Perchè il pianto viene visto come un segno di debolezza? #motoodico
Teresa Bellanova, ministra delle politiche agricole, durante la conferenza stampa sulla presentazione del nuovo Decreto Rilancio, si è commossa parlando della norma sulla regolarizzazione dei migranti in questo periodo di emergenza. Una commozione di soddisfazione dopo quelle che sono state, per sua stessa ammissione, giornate lunghe ed emotivamente difficili.
Non vogliamo entrare nel merito della norma in sé, che rappresenta solo un minimo, e purtroppo ancora insufficiente, passo in avanti nella emersione del lavoro nero e nella tutela dei diritti dei più vulnerabili.
È interessante però fare una riflessione sui titoli di giornale, i commenti e i meme che circolano da oggi in rete, nei quali si paragona il pianto della ministra a quello dell’allora ministra del Welfare, Elsa Fornero, o a quella di Hillary Clinton durante le primarie del 2008.
Quando si parla di donne non si entra mai nel merito dei discorsi politici. La notizia che fa scalpore è che ci sono delle donne, che ricoprono posizioni di potere e che piangono “lacrime di coccodrillo”, che sono emotivamente instabili, che meritano di essere paragonate non per i contenuti ma per il pianto. Private delle loro soggettività, diventano sovrapponibili e intercambiabili, perché accomunate dalla stessa colpa: non essere abbastanza simili a un uomo.
Le donne che raggiungono una posizione di potere, devono farlo imitando l’archetipo dell’uomo di potere, sia nell’aspetto, che deve essere austero e nascondere ogni tratto di sensualità, pena la perdita di qualsiasi autorità che nell’atteggiamento: la donna al potere deve essere virile, avere le palle, mentre l’uomo che si commuove “è una femminuccia” (si noti che l’attributo maschile è sempre migliorativo mentre quello femminile sempre peggiorativo).
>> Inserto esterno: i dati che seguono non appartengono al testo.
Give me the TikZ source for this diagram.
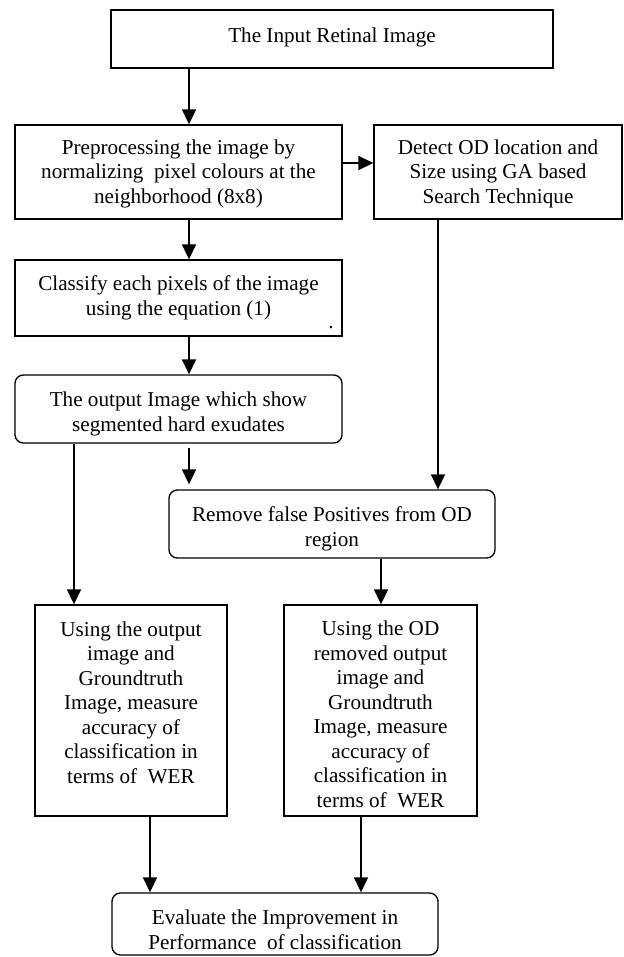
\documentclass[tikz,border=0pt]{standalone}
\usepackage{fontspec}
\setmainfont{Liberation Serif}
\usetikzlibrary{arrows.meta}

\tikzset{
    stepbox/.style={draw, line width=0.8pt, align=center, inner sep=2pt,
        font=\fontsize{12.7}{14.7}\selectfont},
    roundbox/.style={stepbox, rounded corners=5pt},
    arr/.style={line width=1pt, -{Triangle[length=9pt,width=8.4pt]}}
}

\begin{document}
\begin{tikzpicture}[x=0.6pt, y=-0.6pt]
        \useasboundingbox (0, 0) rectangle (623, 957);

        % lanes of the arrows
        \coordinate (lane) at (189, 0);
        \coordinate (llane) at (74, 0);
        \coordinate (rlane) at (438, 0);
        \coordinate (mlane) at (381, 0);
        \coordinate (elane) at (150, 0);
        \coordinate (flane) at (361, 0);
        \coordinate (row) at (0, 163);

        \node[stepbox, minimum width=265.2pt, minimum height=34.8pt] (input) at (332, 39)
            {The Input Retinal Image\rule[-5pt]{0pt}{5pt}};

        \node[stepbox, minimum width=196.2pt, minimum height=56.4pt] (prep) at (178.5, 172)
            {\rule{0pt}{11pt}Preprocessing the image by\\normalizing\ \ pixel colours at the\\neighborhood (8x8)};
        \node[stepbox, minimum width=148.8pt, minimum height=56.4pt] (detect) at (498, 172)
            {\rule{0pt}{11pt}Detect OD location and\\Size using GA based\\Search Technique};

        \node[stepbox, minimum width=196.2pt, minimum height=45.6pt] (classify) at (178.5, 298)
            {Classify each pixels of the image\\using the equation (1)};
        \node[font=\fontsize{12.7}{14.7}\selectfont, inner sep=0pt] (stray) at (331, 328) {.};

        \node[roundbox, minimum width=196.2pt, minimum height=40.8pt] (output) at (178.5, 409)
            {\rule{0pt}{15pt}The output Image which show\\segmented hard exudates};

        \node[roundbox, minimum width=195.6pt, minimum height=40.8pt] (remove) at (332, 524)
            {\rule{0pt}{15pt}Remove false Positives from OD\\region};

        \node[stepbox, minimum width=115.2pt, minimum height=126.6pt] (usel) at (131, 710.5)
            {Using the output\\image and\\Groundtruth\\Image, measure\\accuracy of\\classification in\\terms of\ \ WER\rule[-9.6pt]{0pt}{9.6pt}};
        \node[stepbox, minimum width=115.8pt, minimum height=126.6pt] (user) at (380.5, 710.5)
            {\rule{0pt}{13.5pt}Using the OD\\removed output\\image and\\Groundtruth\\Image, measure\\accuracy of\\classification in\\terms of\ \ WER};

        \node[roundbox, minimum width=195.6pt, minimum height=37.2pt, inner ysep=1pt] (eval) at (275, 924)
            {\rule{0pt}{15.5pt}Evaluate the Improvement in\\Performance\ \ of classification};

        % connectors
        \draw[arr] (input.south -| lane) -- (prep.north -| lane);
        \draw[arr] (prep.east |- row) -- (detect.west |- row);
        \draw[arr] (prep.south -| lane) -- (classify.north -| lane);
        \draw[arr] (classify.south -| lane) -- (output.north -| lane);
        \draw[arr] ([yshift=-2.4pt]output.south -| lane) -- ([yshift=3pt]remove.north -| lane);
        \draw[arr] (detect.south -| rlane) -- (remove.north -| rlane);
        \draw[arr] (output.south -| llane) -- (usel.north -| llane);
        \draw[arr] (remove.south -| mlane) -- (user.north -| mlane);
        \draw[arr] (usel.south -| elane) -- (eval.north -| elane);
        \draw[arr] (user.south -| flane) -- (eval.north -| flane);
\end{tikzpicture}
\end{document}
Se questa immagine di donna virile viene scalfita da una lacrima una versata da una donna, allora questa viene immediatamente depotenziata, accusata di essere troppo debole per il suo ruolo o di essere manipolativa.
La riflessione andrebbe quindi fatta sul significato del pianto, su quanto viene considerato sminuente e risibile in una società che si basa sul machismo, soprattutto quando si ricoprono posizioni di potere o cariche pubbliche. I modelli di riferimento sono sempre maschili, con standard di performatività e virilità così rigidi da imbrigliare gli stessi uomini, che nel 2020 si devono ancora sentir dire che “i veri uomini non piangono” e vengono educati a sopprimere le lacrime fin dall'infanzia.
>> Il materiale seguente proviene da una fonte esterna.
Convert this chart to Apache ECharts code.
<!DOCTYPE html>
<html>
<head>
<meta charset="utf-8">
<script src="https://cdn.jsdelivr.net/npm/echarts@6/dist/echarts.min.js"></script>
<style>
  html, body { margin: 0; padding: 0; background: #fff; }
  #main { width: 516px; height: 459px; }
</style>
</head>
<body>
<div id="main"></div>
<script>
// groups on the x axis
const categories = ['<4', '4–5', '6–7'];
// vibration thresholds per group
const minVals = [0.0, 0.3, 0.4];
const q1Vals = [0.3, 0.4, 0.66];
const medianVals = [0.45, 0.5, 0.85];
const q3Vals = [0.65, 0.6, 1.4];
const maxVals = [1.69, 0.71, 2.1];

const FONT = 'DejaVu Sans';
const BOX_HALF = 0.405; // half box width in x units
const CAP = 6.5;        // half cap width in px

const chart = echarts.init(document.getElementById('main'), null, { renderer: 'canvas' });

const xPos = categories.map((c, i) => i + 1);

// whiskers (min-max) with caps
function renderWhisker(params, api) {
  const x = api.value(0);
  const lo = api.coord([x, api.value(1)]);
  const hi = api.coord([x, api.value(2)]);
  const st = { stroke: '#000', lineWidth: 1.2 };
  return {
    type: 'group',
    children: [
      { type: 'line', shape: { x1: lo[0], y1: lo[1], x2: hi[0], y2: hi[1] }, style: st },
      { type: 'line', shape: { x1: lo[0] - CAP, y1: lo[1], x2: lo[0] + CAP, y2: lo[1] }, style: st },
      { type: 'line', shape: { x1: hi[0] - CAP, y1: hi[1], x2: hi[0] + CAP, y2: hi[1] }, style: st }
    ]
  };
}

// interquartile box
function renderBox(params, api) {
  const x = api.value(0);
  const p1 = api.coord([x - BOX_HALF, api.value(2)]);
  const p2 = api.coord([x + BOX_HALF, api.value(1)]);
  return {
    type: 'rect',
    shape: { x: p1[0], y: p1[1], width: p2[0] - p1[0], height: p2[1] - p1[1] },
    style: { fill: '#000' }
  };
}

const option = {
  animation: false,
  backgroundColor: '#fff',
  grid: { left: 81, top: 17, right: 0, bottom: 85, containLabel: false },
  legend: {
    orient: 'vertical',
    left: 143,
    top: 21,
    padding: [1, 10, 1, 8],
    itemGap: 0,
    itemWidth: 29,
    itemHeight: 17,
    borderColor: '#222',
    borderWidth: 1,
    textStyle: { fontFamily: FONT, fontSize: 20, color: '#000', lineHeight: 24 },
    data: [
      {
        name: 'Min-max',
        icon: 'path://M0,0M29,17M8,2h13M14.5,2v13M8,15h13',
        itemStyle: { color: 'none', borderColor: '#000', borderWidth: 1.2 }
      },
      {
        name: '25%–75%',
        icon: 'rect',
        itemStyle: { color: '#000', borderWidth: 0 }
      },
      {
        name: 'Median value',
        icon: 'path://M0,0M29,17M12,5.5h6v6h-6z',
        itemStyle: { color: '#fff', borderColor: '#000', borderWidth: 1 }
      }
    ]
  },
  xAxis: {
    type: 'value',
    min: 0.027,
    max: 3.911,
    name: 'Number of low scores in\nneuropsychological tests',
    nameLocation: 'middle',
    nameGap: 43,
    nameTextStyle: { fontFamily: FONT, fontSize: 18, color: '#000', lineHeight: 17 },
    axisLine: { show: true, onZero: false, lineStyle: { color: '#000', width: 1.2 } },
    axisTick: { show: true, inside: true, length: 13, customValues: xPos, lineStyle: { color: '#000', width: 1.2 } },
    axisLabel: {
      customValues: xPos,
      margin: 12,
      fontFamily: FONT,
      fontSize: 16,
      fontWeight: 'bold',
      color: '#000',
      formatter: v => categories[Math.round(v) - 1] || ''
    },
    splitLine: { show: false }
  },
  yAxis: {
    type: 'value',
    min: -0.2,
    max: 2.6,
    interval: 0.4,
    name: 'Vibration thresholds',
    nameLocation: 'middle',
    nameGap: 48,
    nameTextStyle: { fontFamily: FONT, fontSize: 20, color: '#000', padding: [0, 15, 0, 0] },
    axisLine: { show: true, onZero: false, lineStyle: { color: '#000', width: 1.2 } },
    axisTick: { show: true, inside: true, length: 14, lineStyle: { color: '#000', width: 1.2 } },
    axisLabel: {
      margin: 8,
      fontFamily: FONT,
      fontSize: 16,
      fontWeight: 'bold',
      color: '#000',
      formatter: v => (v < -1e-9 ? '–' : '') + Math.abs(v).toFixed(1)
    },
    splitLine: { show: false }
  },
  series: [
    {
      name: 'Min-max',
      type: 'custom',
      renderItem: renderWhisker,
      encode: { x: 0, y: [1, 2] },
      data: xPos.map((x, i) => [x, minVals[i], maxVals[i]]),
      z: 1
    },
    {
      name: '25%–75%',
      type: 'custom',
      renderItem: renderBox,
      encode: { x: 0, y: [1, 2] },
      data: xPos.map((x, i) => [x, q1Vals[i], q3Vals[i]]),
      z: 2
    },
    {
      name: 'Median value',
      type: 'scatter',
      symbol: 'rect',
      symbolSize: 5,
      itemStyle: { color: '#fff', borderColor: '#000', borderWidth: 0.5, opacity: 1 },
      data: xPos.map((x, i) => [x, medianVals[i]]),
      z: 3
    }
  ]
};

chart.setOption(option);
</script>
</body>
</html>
Vorremmo leggere articoli che entrano nel merito delle norme, dei discorsi delle nostre rappresentanti politiche e non essere costrette a parlare del pianto, sia esso di gioia, di difficoltà, di imbarazzo, in modo svilente. Vorremmo passare più tempo a discutere delle questioni politiche, criticarle anche, e non leggere dell’abbigliamento di una ministra o del suo taglio di capelli.
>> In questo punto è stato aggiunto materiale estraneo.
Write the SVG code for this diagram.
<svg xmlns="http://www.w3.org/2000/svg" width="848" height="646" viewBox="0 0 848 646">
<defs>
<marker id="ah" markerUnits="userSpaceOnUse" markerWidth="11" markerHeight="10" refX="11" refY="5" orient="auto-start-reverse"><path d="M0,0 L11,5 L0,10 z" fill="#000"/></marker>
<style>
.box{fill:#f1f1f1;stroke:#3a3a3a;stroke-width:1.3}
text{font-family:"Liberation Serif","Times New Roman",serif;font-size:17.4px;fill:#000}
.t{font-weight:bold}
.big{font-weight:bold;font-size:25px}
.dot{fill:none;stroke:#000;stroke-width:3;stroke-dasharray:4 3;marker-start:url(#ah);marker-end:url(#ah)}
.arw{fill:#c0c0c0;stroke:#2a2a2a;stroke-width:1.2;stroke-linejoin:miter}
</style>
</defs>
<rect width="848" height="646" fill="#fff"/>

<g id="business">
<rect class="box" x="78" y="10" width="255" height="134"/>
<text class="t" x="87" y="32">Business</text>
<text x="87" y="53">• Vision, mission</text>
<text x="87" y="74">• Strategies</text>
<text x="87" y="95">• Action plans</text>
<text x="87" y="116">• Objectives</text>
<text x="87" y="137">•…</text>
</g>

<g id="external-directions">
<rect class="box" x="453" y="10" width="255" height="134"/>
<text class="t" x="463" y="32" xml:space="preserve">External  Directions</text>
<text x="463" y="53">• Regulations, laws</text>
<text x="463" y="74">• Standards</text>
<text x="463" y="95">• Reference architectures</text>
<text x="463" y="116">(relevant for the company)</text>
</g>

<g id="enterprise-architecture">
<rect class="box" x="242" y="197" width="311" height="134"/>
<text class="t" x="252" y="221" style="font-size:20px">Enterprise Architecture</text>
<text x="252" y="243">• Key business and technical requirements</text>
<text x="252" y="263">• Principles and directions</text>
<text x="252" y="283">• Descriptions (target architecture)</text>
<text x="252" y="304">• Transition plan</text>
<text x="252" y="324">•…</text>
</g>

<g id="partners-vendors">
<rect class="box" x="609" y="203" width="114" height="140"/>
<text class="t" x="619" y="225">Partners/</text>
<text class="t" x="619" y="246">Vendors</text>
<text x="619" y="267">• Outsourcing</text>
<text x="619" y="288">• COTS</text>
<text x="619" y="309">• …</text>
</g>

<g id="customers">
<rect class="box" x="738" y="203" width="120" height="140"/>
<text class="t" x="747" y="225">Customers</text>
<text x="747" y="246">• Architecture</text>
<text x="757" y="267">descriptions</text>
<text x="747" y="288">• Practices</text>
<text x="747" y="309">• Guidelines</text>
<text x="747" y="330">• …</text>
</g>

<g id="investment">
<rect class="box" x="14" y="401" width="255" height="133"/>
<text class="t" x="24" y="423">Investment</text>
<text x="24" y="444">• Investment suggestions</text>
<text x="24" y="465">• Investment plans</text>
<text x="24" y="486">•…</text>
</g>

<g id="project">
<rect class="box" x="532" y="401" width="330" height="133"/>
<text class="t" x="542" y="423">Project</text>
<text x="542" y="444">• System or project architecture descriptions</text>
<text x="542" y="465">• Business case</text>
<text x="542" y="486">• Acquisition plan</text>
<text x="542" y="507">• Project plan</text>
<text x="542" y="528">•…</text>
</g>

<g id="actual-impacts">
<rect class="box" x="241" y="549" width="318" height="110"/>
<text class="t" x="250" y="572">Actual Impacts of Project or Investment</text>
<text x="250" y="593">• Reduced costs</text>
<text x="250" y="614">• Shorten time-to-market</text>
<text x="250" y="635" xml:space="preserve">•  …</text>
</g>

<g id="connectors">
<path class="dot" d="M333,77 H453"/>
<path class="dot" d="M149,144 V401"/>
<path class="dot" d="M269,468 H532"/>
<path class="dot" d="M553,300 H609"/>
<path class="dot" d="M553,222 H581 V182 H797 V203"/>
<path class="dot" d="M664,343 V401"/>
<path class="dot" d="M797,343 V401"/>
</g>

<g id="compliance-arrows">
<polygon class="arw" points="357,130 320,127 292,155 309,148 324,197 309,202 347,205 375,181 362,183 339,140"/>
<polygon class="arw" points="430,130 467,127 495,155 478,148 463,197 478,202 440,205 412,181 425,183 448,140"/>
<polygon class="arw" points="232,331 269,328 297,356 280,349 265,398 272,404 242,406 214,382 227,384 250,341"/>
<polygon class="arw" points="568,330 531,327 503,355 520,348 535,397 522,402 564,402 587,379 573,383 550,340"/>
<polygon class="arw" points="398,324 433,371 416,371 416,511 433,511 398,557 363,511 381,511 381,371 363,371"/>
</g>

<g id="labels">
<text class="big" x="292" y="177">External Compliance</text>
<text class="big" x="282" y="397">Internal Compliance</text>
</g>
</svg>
Il fatto è purtroppo sempre lo stesso. Il raggiungimento delle cariche pubbliche o l’accesso a posizioni di potere da parte delle donne non è automaticamente sinonimo di parità di genere. Non lo sarà finché la rappresentazione delle donne verrà assoggettata ai soliti criteri patriarcali e sarà più importante giudicarle per tutto meno che per le loro capacità.